Carter: Fla. Vote Problems Persist

Former President Jimmy Carter laughs prior to addressing a Carter Center event marking the 25th anniversary of the Camp David peace accord, the first peace treaty between Israel and Egypt, Sept. 17, 2003, in Washington. AP

Former President Jimmy Carter says that despite changes designed to eliminate voting problems in Florida — where the disputed 2000 presidential election was decided by only a few hundred votes — conditions for a fair election in that state still don't exist.

"The disturbing fact is that a repetition of the problems of 2000 now seems likely," Mr. Carter wrote in an opinion piece published Monday in the Washington Post.

Touchscreen machines were introduced in Florida after the 2000 election, when punch-cards were responsible for delaying the outcome of the race between George Bush and Al Gore. Mr. Bush won the state by 537 votes, which gave him the presidency.

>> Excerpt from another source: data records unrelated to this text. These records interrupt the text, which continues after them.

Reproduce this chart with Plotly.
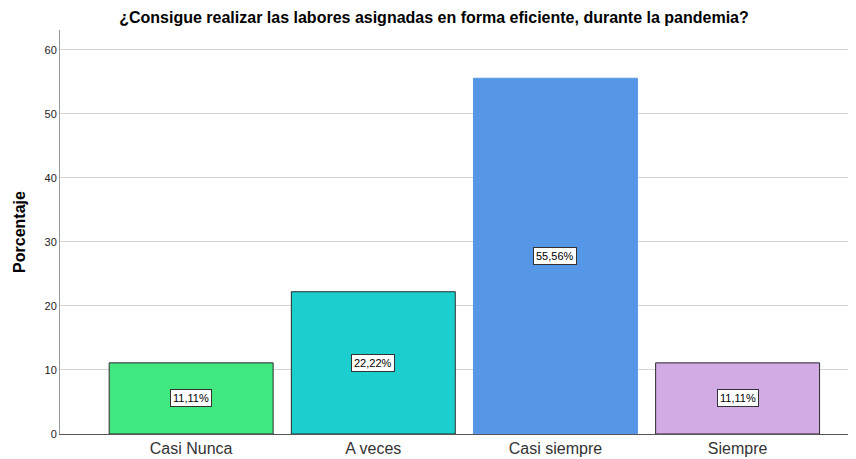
import plotly.graph_objects as go

categories = ["Casi Nunca", "A veces", "Casi siempre", "Siempre"]
values = [11.11, 22.22, 55.56, 11.11]
labels = ["11,11%", "22,22%", "55,56%", "11,11%"]
colors = ["#41E880", "#1BCFCF", "#5597E6", "#D2AAE4"]
edge_colors = ["#2b2b2b", "#2b2b2b", "#5597E6", "#2b2b2b"]
y_ticks = [0, 10, 20, 30, 40, 50, 60]

fig = go.Figure()
fig.add_trace(go.Bar(
    x=list(range(len(categories))),
    y=values,
    marker=dict(color=colors, line=dict(color=edge_colors, width=1)),
    width=0.9,
    hoverinfo="skip",
))

for i, (v, t) in enumerate(zip(values, labels)):
    fig.add_annotation(
        x=i, y=v / 2, text=t, showarrow=False,
        font=dict(family="Liberation Sans, Arial", size=11, color="#000"),
        bgcolor="white", bordercolor="#333", borderwidth=1, borderpad=2,
    )

W, H = 848, 451
fig.update_layout(
    width=W, height=H,
    margin=dict(l=52, r=0, t=22, b=25),
    paper_bgcolor="white", plot_bgcolor="white",
    showlegend=False,
    title=dict(
        text="<b>¿Consigue realizar las labores asignadas en forma eficiente, durante la pandemia?</b>",
        x=426 / W, xanchor="center", y=1 - 9 / H, yanchor="middle",
        font=dict(family="Liberation Sans, Arial", size=16, color="#000"),
    ),
    font=dict(family="Liberation Sans, Arial"),
)
fig.update_xaxes(
    range=[-0.72, 3.65],
    tickmode="array", tickvals=list(range(len(categories))), ticktext=categories,
    tickfont=dict(size=16, color="#333"),
    showgrid=False, zeroline=False,
    showline=True, linecolor="#555", linewidth=1,
    ticks="", ticklen=0,
)
fig.update_yaxes(
    range=[0, 63.1],
    tickmode="array", tickvals=y_ticks,
    tickfont=dict(size=11, color="#222"),
    showgrid=True, gridcolor="#d4d4d4", gridwidth=1,
    zeroline=False,
    showline=True, linecolor="#999", linewidth=1,
    ticks="", ticklen=0,
    title=dict(text="<b>Porcentaje</b>", font=dict(size=16, color="#000"), standoff=14),
)

fig.write_html("out.html")
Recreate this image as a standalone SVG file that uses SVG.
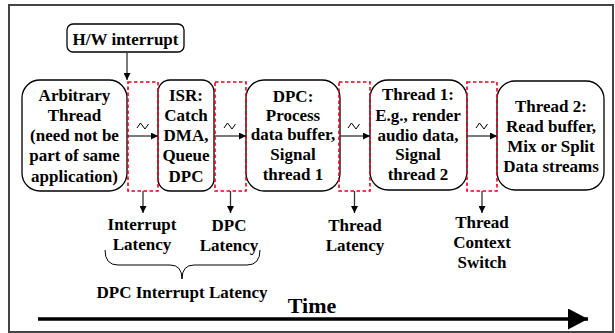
<svg xmlns="http://www.w3.org/2000/svg" width="615" height="333" viewBox="0 0 615 333">
<defs>
<style>
.t{font-family:"Liberation Serif","Times New Roman",serif;font-weight:bold;font-size:17px;fill:#000;text-anchor:middle}
.node{fill:#fff;stroke:#000;stroke-width:1.3}
.gap{fill:none;stroke:#e8001c;stroke-width:1.6;stroke-dasharray:3.5,2.5}
.ln{fill:none;stroke:#333;stroke-width:1.3}
.sq{fill:none;stroke:#000;stroke-width:1}
</style>
<marker id="ah" viewBox="0 0 10 10" refX="10" refY="5" markerWidth="7" markerHeight="7" markerUnits="userSpaceOnUse" orient="auto">
<path d="M0,0 L10,5 L0,10 z" fill="#000"/>
</marker>
<marker id="big" viewBox="0 0 10 10" refX="10" refY="5" markerWidth="20" markerHeight="21" markerUnits="userSpaceOnUse" orient="auto" preserveAspectRatio="none">
<path d="M0,0 L10,5 L0,10 z" fill="#000"/>
</marker>
</defs>
<rect width="615" height="333" fill="#fff"/>
<rect x="9" y="5" width="604" height="327" fill="none" stroke="#444" stroke-width="2"/>

<g id="hw">
<rect class="node" x="67" y="24" width="117" height="28" rx="6"/>
<text class="t" x="125.5" y="45">H/W interrupt</text>
</g>

<g id="arbitrary">
<rect class="node" x="22" y="80" width="105" height="111" rx="18"/>
<text class="t" x="74.5" y="101">Arbitrary</text>
<text class="t" x="74.5" y="121">Thread</text>
<text class="t" x="74.5" y="141">(need not be</text>
<text class="t" x="74.5" y="161">part of same</text>
<text class="t" x="74.5" y="182">application)</text>
</g>

<g id="isr">
<rect class="node" x="158" y="80" width="56" height="111" rx="12"/>
<text class="t" x="186" y="101">ISR:</text>
<text class="t" x="186" y="121">Catch</text>
<text class="t" x="186" y="141">DMA,</text>
<text class="t" x="186" y="161">Queue</text>
<text class="t" x="186" y="182">DPC</text>
</g>

<g id="dpc">
<rect class="node" x="246" y="80" width="94" height="111" rx="18"/>
<text class="t" x="293" y="102">DPC:</text>
<text class="t" x="293" y="121">Process</text>
<text class="t" x="293" y="140">data buffer,</text>
<text class="t" x="293" y="160">Signal</text>
<text class="t" x="293" y="180">thread 1</text>
</g>

<g id="thread1">
<rect class="node" x="370" y="80" width="97" height="110" rx="18"/>
<text class="t" x="418" y="100">Thread 1:</text>
<text class="t" x="418" y="121">E.g., render</text>
<text class="t" x="418" y="141">audio data,</text>
<text class="t" x="418" y="160">Signal</text>
<text class="t" x="418" y="180">thread 2</text>
</g>

<g id="thread2">
<rect class="node" x="497" y="81" width="107" height="109" rx="18"/>
<text class="t" x="551" y="112">Thread 2:</text>
<text class="t" x="551" y="132">Read buffer,</text>
<text class="t" x="551" y="152">Mix or Split</text>
<text class="t" x="551" y="172">Data streams</text>
</g>

<g id="gaps">
<rect class="gap" x="128" y="82" width="30" height="109"/>
<rect class="gap" x="215" y="82" width="31" height="109"/>
<rect class="gap" x="339" y="82" width="31" height="109"/>
<rect class="gap" x="467" y="82" width="30" height="109"/>
</g>

<g id="connectors">
<line class="ln" x1="127" y1="52" x2="127" y2="80" marker-end="url(#ah)"/>
<line class="ln" x1="127" y1="136" x2="158" y2="136" marker-end="url(#ah)"/>
<line class="ln" x1="214" y1="136" x2="246" y2="136" marker-end="url(#ah)"/>
<line class="ln" x1="340" y1="136" x2="370" y2="136" marker-end="url(#ah)"/>
<line class="ln" x1="467" y1="136" x2="497" y2="136" marker-end="url(#ah)"/>
<path class="sq" d="M137,128 L140.5,123 L145,129 L148.5,124"/>
<path class="sq" d="M224,128 L227.5,123 L232,129 L235.5,124"/>
<path class="sq" d="M348,128 L351.5,123 L356,129 L359.5,124"/>
<path class="sq" d="M476,128 L479.5,123 L484,129 L487.5,124"/>
<line class="ln" x1="143" y1="191" x2="143" y2="213" marker-end="url(#ah)"/>
<line class="ln" x1="230.5" y1="191" x2="230.5" y2="213" marker-end="url(#ah)"/>
<line class="ln" x1="354.5" y1="191" x2="354.5" y2="213" marker-end="url(#ah)"/>
<line class="ln" x1="482" y1="191" x2="482" y2="213" marker-end="url(#ah)"/>
<path fill="none" stroke="#000" stroke-width="1" d="M105,250 Q105,265 118,265 L170,265 Q182,265 182,279 Q182,265 194,265 L247,265 Q260,265 260,250"/>
<line x1="38" y1="319" x2="588" y2="319" stroke="#000" stroke-width="3.5" marker-end="url(#big)"/>
</g>

<g id="labels">
<text class="t" x="142" y="230">Interrupt</text>
<text class="t" x="142" y="250">Latency</text>
<text class="t" x="229" y="231">DPC</text>
<text class="t" x="229" y="251">Latency</text>
<text class="t" x="355" y="231">Thread</text>
<text class="t" x="355" y="251">Latency</text>
<text class="t" x="482" y="228">Thread</text>
<text class="t" x="482" y="248">Context</text>
<text class="t" x="482" y="268">Switch</text>
<text class="t" x="182" y="298">DPC Interrupt Latency</text>
<text class="t" x="312" y="313" style="font-size:22px">Time</text>
</g>
</svg>
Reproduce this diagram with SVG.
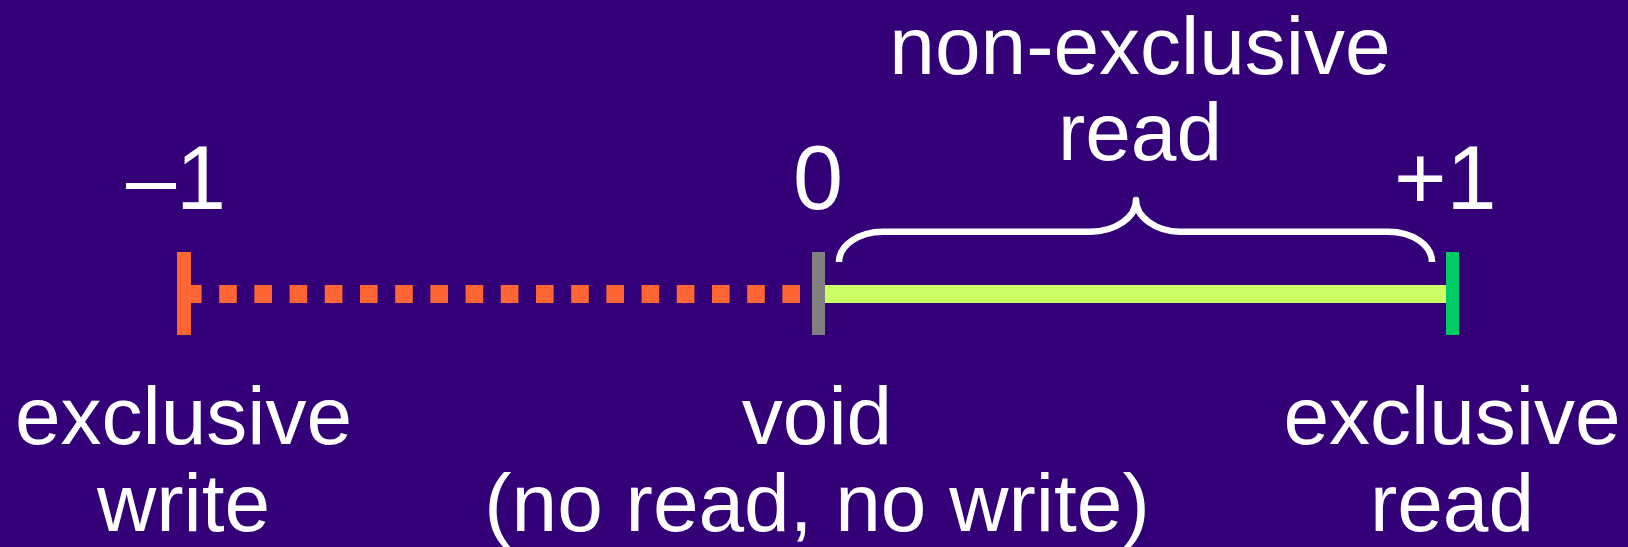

Mr. Carter, citing the experience of his Carter Center in monitoring international elections, said "some basic international requirements for a fair election are missing in Florida." Most significant, he said, were requirements that a nonpartisan electoral commission or official organize and conduct the electoral process and that voting procedures be uniform for all citizens.

He said Florida's top election official in 2000, Secretary of State Katherine Harris, was "highly partisan" and that Harris' successor, Glenda Hood, has shown "the same strong bias." He said Gov. Jeb Bush, the president's brother, had done little to "correct these departures from principles of fair and equal treatment."

"With reforms unlikely at this late stage of the election, perhaps the only recourse will be to focus maximum public scrutiny on the suspicious process in Florida," Mr. Carter said.